Algérie : Gramsci y perd le Nord
Peut-on dire qu’en Algérie, ces derniers jours, les évènements politiques se sont accélérés ? En effet, Il y a à peine quelques jours, c’était une crise parlementaire, voulue et entretenue par le SG du FLN, qui s’est soldée, après plusieurs jours de suspens, par le limogeage, sans aucune forme de procès, du président du perchoir, Said Bouhadja. Tout s’était fait dans l’illégalité la plus totale. On alla même jusqu’à cadenasser l’entrée principale de cette institution républicaine pour en déclarer ensuite la vacance de la présidence.

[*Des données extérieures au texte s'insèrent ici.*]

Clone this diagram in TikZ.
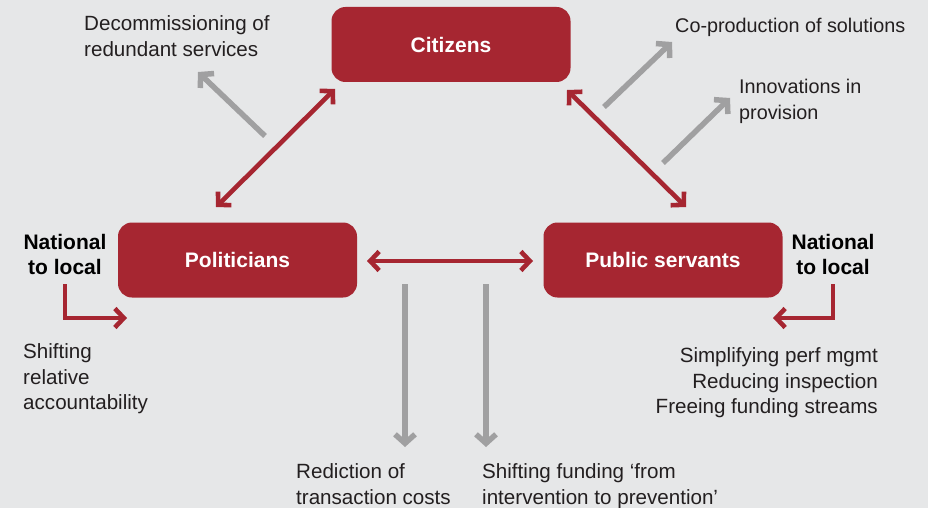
\documentclass[tikz,border=0pt]{standalone}
\usepackage{fontspec}
\setmainfont{Liberation Sans}
\usetikzlibrary{arrows.meta}
\definecolor{bgc}{HTML}{E6E7E8}
\definecolor{redc}{HTML}{A62631}
\definecolor{grayc}{HTML}{A0A0A1}
\definecolor{txtc}{HTML}{231F20}
\tikzset{
  box/.style={fill=redc, rounded corners=14pt, minimum width=239pt, minimum height=75pt, inner sep=0pt,
    text=white, font=\fontsize{21}{25}\selectfont\bfseries},
  redarrow/.style={draw=redc, line width=4.6pt, {Straight Barb[length=9pt,width=19pt]}-{Straight Barb[length=9pt,width=19pt]}},
  redone/.style={draw=redc, line width=4.6pt, -{Straight Barb[length=9pt,width=19pt]}},
  grayarrow/.style={draw=grayc, line width=5.5pt, -{Straight Barb[length=9pt,width=20pt]}},
  lbl/.style={inner sep=0pt, text=txtc, font=\fontsize{20.6}{25.5}\selectfont},
  lblsmall/.style={lbl, font=\fontsize{19.8}{25.5}\selectfont},
  blbl/.style={inner sep=0pt, text=black, align=center, font=\fontsize{21}{25}\selectfont\bfseries},
}
\begin{document}
\begin{tikzpicture}[x=1pt,y=-1pt]
\fill[bgc] (0,0) rectangle (928,508);
\useasboundingbox (0,0) rectangle (928,508);

\node[box] (cit) at (451,44.5) {Citizens};
\node[box] (pol) at (237.5,260) {Politicians};
\node[box] (pub) at (663,260) {Public servants};

% red connectors
\coordinate (pc1) at (216,207);
\coordinate (pc2) at (335,89);
\coordinate (cp1) at (567,90);
\coordinate (cp2) at (686,207);
\coordinate (pp1) at (367,261);
\coordinate (pp2) at (533,261);
\draw[redarrow] (pc1) -- (pc2);
\draw[redarrow] (cp1) -- (cp2);
\draw[redarrow] (pp1) -- (pp2);

% national to local labels
\node[blbl, anchor=north] (nl1) at (65,234) {National\\to local};
\node[blbl, anchor=north] (nl2) at (833,234) {National\\to local};
\coordinate (e1a) at (65,284);
\coordinate (e1b) at (127,318);
\coordinate (e2a) at (833,284);
\coordinate (e2b) at (773,318);
\draw[redone] (e1a) |- (e1b);
\draw[redone] (e2a) |- (e2b);

% gray arrows
\coordinate (g1a) at (265,136);
\coordinate (g1b) at (198,72);
\coordinate (g2a) at (604,107);
\coordinate (g2b) at (672,42);
\coordinate (g3a) at (663,163);
\coordinate (g3b) at (730,98);
\coordinate (g4a) at (405,284);
\coordinate (g4b) at (405,447);
\coordinate (g5a) at (486,284);
\coordinate (g5b) at (486,447);
\draw[grayarrow] (g1a) -- (g1b);
\draw[grayarrow] (g2a) -- (g2b);
\draw[grayarrow] (g3a) -- (g3b);
\draw[grayarrow] (g4a) -- (g4b);
\draw[grayarrow] (g5a) -- (g5b);

% texts
\node[lbl, anchor=north west, align=left] (t1) at (84,15.5) {Decommissioning of\\redundant services};
\node[lblsmall, anchor=north west, align=left] (t2) at (675,18) {Co-production of solutions};
\node[lblsmall, anchor=north west, align=left] (t3) at (739,79) {Innovations in\\provision};
\node[lbl, anchor=north west, align=left] (t4) at (23,343.5) {Shifting\\relative\\accountability};
\node[lbl, anchor=north east, align=right] (t5) at (878,347.5) {Simplifying perf mgmt\\Reducing inspection\\Freeing funding streams};
\node[lbl, anchor=north west, align=left] (t6) at (296,463.5) {Rediction of\\transaction costs};
\node[lbl, anchor=north west, align=left] (t7) at (482,463.5) {Shifting funding ‘from\\intervention to prevention’};
\end{tikzpicture}
\end{document}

Puis, comme l’histoire de « l’arroseur arrosé », c’est au tour de Ould Abbes, l’ex patron du FLN, de faire les frais de son arrogance et de ses sorties médiatiques très embarrassantes pour les véritables tenants du pouvoir. Sans préavis, on le somma de remettre le tablier. C’est, en quelque sorte, une ironie du sort : tu subis ce que tu as fais subir à autrui, selon la fameuse sentence arabe. Mais, pour que la « chose » ne soit pas considérée par « le peuple d’en bas » comme telle, les véritables décideurs ont pris des gants de velours ; et ils ont pris le soin de maquiller cela en faisant croire que le sieur Ould Abbes souffre de problèmes cardiaques et que son médecin traitant, d’ici et non d’une quelconque clinique privée à Paris ou à Genève, l’a conseillé de prendre quelques jours de repos, le guerrier s’étant trop dépensé... pour la promotion d’un hypothétique 5ème mandat. Plus même que durant la guerre d’Algérie pendant laquelle, selon les dires de certains anciens Moudjahidine qui l’avaient connu, il s’était beaucoup plus planqué que guerroyé.
Aux dernières nouvelles d’ailleurs, il semblerait que celui-ci continue de gérer la « boite » à partir de chez lui.

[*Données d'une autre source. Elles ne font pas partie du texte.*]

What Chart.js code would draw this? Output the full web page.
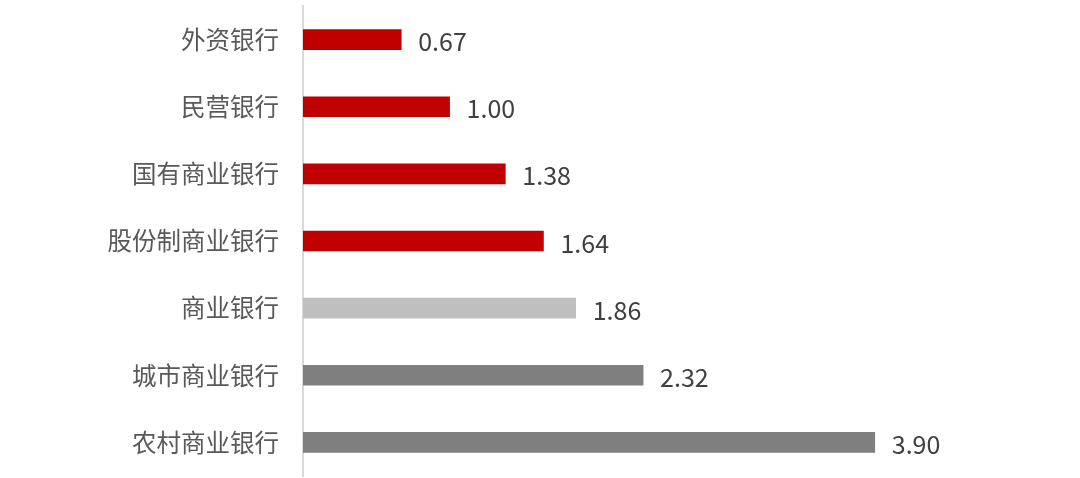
<!DOCTYPE html>
<html>
<head>
<meta charset="utf-8">
<script src="https://cdn.jsdelivr.net/npm/chart.js@4"></script>
<style>
  html, body { margin: 0; padding: 0; background: #fff; }
  #wrap { width: 1080px; height: 478px; position: relative; }
</style>
</head>
<body>
<div id="wrap"><canvas id="chart"></canvas></div>
<script>
const categories = ['外资银行', '民营银行', '国有商业银行', '股份制商业银行', '商业银行', '城市商业银行', '农村商业银行'];
const values = [0.67, 1.00, 1.38, 1.64, 1.86, 2.32, 3.90];
const barColors = ['#C00000', '#C00000', '#C00000', '#C00000', '#BFBFBF', '#7F7F7F', '#7F7F7F'];

const CJK = "'Noto Sans CJK SC', 'Noto Sans', sans-serif";

// value labels at bar ends
const valueLabels = {
  id: 'valueLabels',
  afterDatasetsDraw(chart) {
    const ctx = chart.ctx;
    const meta = chart.getDatasetMeta(0);
    ctx.save();
    ctx.font = "25px " + CJK;
    ctx.fillStyle = '#404040';
    ctx.textAlign = 'left';
    ctx.textBaseline = 'middle';
    meta.data.forEach((bar, i) => {
      ctx.fillText(values[i].toFixed(2), bar.x + 17, bar.y + 2);
    });
    ctx.restore();
  }
};

new Chart(document.getElementById('chart'), {
  type: 'bar',
  data: {
    labels: categories,
    datasets: [{
      data: values,
      backgroundColor: barColors,
      borderWidth: 0,
      barThickness: 20,
    }]
  },
  options: {
    indexAxis: 'y',
    responsive: true,
    maintainAspectRatio: false,
    animation: false,
    layout: { padding: { top: 6, bottom: 2, left: 0, right: 0 } },
    plugins: {
      legend: { display: false },
      tooltip: { enabled: false },
    },
    scales: {
      x: {
        min: 0,
        max: 5.3,
        display: false,
        afterFit: s => { s.height = 0; },
      },
      y: {
        grid: { display: false, drawTicks: false },
        border: { display: true, color: '#D9D9D9', width: 2 },
        ticks: {
          color: '#595959',
          font: { family: CJK, size: 24.5 },
          padding: 24,
        },
        afterFit: s => {
          s.width = 303;
          s.paddingTop = 0;
          s.paddingBottom = 0;
        },
      }
    }
  },
  plugins: [valueLabels]
});
</script>
</body>
</html>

Cela ne se passe comme ça qu’en Algérie.
Les vieux ne veulent pas lâcher prise. Ils ne veulent pas s’en aller. Même malades, ils essayent de se déplacer du lit à la fenêtre pour avoir toujours un œil sur ce qui se passe dehors. A quand du lit à la mise en bière ? Et de la mise en bière au cimetière, pourraient, peut-être me rétorquer les mauvaises langues ? Cette réflexion n’est pas mienne. Elle m’a été soufflée par une curieuse qui s’était mise derrière moi pour lire ce que j’écris.
Toujours est-il que les vieux, ceux qui nous gouvernent, sont tenaces. On dit qu’ils sont tarés mais ils ne le sont pas. Ils sont intelligents, et, qualité suprême, ils possèdent toutes leurs facultés physiques et mentales, les certificats médicaux de nos médecins assermentés et inscrits au tableau du Conseil de l’ordre faisant foi.
Et les jeunes hésitent, cependant, à s’impliquer. A s’engager. Politiquement. D’où la crise permanente. Le statu quo. La fausse stabilité qui, malgré tout, le pouvoir le sait, nous devrions plutôt dire les vieux le savent puisque ce sont eux le pouvoir, ne risque pas d’emporter les fondements de la République. La république restera bien droite dans ses bottes et contredira la thèse, presque centenaire, d’Antonio Gramsci, un enfant de la botte italienne.
A quelques mois de la présidentielle d’avril 2019, les pièces du puzzle, en effet, commencent à se mettre en place. Toutes les personnes susceptibles d’entraver la marche vers le 5ème mandat de l’actuel président de la République sont liquidées de façon méthodique ou, pour rester dans le registre du FLN, de façon scientifique. On les dégomme, purement et simplement, même si pendant longtemps, ils avaient fait partie du clan présidentiel. C’était peut-être le cas de l’ex président du parlement. C’est peut-être aussi le cas d’Ould Abbes mais pour des raisons différentes. Lui, c’est beaucoup plus à cause des déclarations qui frisent parfois le ridicule qu’il fait régulièrement aux médias. Quant au problème des Généraux qui ont été incarcérés pour « corruption, trafic d’influence et enrichissement illicite » puis libérés sur ordre du président, cela reste un mystère total.
Les partis politiques au pouvoir mettent les bouchées doubles à l’approche de l’échéance électorale. Réunion après réunion, ils peaufinent leur plan. Tout semble réglé comme du papier à musique. Tout en sachant que Abdelaziz Bouteflika est dans un état de santé catastrophique et qu’il lui est pratiquement, physiquement et cognitivement, impossible de briguer un autre mandat, ils s’entêtent à le présenter comme étant la seule solution, la seule alternative pour l’Algérie. L’opposition, quant à elle, est inexistante. Elle n’ose même plus faire de commentaire tant l’épée de Damoclès pèse sur sa tête. Tout cela dans un pays qui se dit démocratique.